Na mira, musculatura para enfrentar o temido Irã do outro lado do golfo: o acordo de paz com Israel, no ano passado, trouxe ganhos econômicos junto à perspectiva de frente ampla contra os aiatolás xiitas.

O preço dessa proatividade, além das condições questionáveis de trabalho para os Mahmouds de sua economia, também se reflete na política interna.

O paradoxo é tremendo. Embora haja graus diferentes de liberalidade de costumes nos emirados —com o tradicionalista Sharjah não aceitando com bons olhos as turistas com roupas curtas que passeiam por Dubai, por exemplo—, de forma geral o país é mais aberto do que a Arábia Saudita ou o Irã.

Isso se deve ao fato de que a escola sunita oficial das monarquias é a Maliki, mais tolerante. Há aulas sobre aceitação de costumes ocidentais e respeito a outras religiões nas escolas. Ao mesmo tempo, escândalos de costumes, como o da princesa de Dubai mantida em cárcere privado, seguem em pauta.

Por outro lado, isso antagonizou ao longo dos anos o governo com grupos como a Irmandade Muçulmana, que tinha forte presença na região até ser declarada ilegal em 1994, o que abriu o caminho para repressão política mais acentuada, que pegou não só os islamistas radicais, mas qualquer agente de dissenso.

"Em termos de estrutura econômica e disciplina social, é um dos países mais avançados do mundo. Politicamente, os Emirados são incrivelmente repressivos, considerando qualquer mudança uma ameaça existencial ao regime", diz Khashan.

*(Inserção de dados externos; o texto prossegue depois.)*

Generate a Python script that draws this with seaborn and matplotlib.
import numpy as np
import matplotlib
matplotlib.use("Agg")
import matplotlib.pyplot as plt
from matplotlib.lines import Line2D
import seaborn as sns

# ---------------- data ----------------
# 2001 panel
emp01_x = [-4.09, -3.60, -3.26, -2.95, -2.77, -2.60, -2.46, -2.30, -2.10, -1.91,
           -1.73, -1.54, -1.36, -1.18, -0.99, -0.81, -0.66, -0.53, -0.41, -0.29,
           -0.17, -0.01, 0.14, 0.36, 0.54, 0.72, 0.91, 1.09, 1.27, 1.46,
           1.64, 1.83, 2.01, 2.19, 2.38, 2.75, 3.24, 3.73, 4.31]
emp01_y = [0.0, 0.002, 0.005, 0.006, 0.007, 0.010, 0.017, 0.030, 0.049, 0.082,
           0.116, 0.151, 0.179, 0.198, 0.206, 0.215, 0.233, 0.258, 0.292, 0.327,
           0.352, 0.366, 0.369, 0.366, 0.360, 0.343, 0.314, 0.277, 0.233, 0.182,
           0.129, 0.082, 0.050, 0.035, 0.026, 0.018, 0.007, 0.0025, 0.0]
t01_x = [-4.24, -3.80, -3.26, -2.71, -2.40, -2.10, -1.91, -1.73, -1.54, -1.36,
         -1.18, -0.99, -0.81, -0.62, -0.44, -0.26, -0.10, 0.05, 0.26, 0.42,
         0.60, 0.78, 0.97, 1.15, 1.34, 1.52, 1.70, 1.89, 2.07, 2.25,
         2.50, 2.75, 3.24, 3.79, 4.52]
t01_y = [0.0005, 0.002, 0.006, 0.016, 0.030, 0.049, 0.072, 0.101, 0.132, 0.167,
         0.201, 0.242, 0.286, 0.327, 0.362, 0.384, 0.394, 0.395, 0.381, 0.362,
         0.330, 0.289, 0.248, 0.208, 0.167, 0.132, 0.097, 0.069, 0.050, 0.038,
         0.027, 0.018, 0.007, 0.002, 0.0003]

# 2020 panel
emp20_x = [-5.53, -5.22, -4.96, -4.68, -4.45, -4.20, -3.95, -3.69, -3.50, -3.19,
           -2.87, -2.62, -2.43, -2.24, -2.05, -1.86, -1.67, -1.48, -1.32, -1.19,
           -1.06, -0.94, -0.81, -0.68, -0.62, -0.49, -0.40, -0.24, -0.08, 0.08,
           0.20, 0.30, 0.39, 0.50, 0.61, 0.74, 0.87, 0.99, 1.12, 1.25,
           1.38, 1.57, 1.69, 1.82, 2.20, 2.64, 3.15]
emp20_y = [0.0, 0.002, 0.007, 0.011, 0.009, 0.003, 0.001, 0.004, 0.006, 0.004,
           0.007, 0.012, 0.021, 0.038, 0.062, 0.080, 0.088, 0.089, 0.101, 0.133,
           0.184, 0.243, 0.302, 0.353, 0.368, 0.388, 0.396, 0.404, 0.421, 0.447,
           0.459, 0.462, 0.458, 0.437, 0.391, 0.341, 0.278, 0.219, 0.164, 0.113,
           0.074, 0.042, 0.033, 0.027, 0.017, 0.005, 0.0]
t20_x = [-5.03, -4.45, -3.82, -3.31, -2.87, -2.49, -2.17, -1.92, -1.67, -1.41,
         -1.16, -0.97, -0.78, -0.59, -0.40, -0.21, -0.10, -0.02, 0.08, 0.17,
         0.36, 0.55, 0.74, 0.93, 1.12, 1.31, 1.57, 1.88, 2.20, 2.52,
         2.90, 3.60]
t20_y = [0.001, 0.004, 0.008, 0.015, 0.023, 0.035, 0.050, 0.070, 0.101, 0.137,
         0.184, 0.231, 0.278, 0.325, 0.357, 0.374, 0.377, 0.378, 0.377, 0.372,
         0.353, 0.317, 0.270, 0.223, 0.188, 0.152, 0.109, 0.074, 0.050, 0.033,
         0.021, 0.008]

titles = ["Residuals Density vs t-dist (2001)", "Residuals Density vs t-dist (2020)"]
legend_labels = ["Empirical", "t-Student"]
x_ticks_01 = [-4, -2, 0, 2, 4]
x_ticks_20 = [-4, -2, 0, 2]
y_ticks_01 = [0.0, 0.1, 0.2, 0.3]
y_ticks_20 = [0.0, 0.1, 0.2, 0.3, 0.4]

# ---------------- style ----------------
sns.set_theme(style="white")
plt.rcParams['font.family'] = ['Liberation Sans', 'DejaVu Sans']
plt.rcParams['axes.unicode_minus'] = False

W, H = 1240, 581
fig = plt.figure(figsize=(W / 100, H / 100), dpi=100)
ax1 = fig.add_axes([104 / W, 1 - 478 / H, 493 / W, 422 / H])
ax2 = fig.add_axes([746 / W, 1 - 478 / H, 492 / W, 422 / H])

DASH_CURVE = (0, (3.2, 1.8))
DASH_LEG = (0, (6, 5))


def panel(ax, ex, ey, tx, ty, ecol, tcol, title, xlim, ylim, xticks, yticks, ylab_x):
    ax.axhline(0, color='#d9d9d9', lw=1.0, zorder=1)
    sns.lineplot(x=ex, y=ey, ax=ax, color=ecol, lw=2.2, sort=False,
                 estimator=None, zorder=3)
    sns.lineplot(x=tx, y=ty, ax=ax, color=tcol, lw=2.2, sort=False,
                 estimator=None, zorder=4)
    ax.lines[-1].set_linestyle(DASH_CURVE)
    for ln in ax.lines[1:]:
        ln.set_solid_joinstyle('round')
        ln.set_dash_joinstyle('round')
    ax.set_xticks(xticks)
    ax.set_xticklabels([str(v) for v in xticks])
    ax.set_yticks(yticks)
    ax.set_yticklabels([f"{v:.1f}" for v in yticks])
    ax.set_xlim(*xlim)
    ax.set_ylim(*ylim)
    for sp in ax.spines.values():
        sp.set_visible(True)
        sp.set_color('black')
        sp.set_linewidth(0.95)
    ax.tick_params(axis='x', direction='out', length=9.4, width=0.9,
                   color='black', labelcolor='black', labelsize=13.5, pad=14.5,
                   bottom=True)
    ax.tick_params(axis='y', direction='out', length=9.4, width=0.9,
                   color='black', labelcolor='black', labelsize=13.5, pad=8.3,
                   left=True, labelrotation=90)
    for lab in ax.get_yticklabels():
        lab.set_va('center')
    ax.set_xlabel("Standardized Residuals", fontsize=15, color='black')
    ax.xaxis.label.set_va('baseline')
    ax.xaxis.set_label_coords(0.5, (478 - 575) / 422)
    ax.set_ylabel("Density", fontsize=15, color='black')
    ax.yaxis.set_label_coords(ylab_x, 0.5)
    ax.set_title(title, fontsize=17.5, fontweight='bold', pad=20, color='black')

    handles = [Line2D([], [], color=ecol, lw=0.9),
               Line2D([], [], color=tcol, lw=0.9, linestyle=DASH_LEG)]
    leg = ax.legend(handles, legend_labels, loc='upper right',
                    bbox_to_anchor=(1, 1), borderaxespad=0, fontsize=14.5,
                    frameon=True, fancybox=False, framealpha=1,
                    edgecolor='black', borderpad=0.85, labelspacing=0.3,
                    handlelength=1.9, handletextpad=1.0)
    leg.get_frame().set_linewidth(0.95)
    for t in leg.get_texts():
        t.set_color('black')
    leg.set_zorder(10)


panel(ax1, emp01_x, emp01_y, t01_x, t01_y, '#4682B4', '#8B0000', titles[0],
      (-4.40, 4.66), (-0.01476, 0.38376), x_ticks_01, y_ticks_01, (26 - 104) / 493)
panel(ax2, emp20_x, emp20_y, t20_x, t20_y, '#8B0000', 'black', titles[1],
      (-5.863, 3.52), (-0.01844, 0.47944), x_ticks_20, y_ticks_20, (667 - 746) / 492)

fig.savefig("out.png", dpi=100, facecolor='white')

Ele cita cadeias para presos políticos em condições terríveis no deserto e a extrema vigilância que marca o país —tente tirar uma fotografia perto de uma área militar para descobrir a rapidez da polícia local. Algo bem diferente do país que se apresenta ao mundo na cintilante Expo, que custou US$ 34,6 bilhões.

Com tudo isso, o cinquentenário da independência dos Emirados do Reino Unido, de quem os sete pequenos reinos eram tributários desde o século 19, marca um fascinante —e algo assustador— experimento político e social, único em suas características.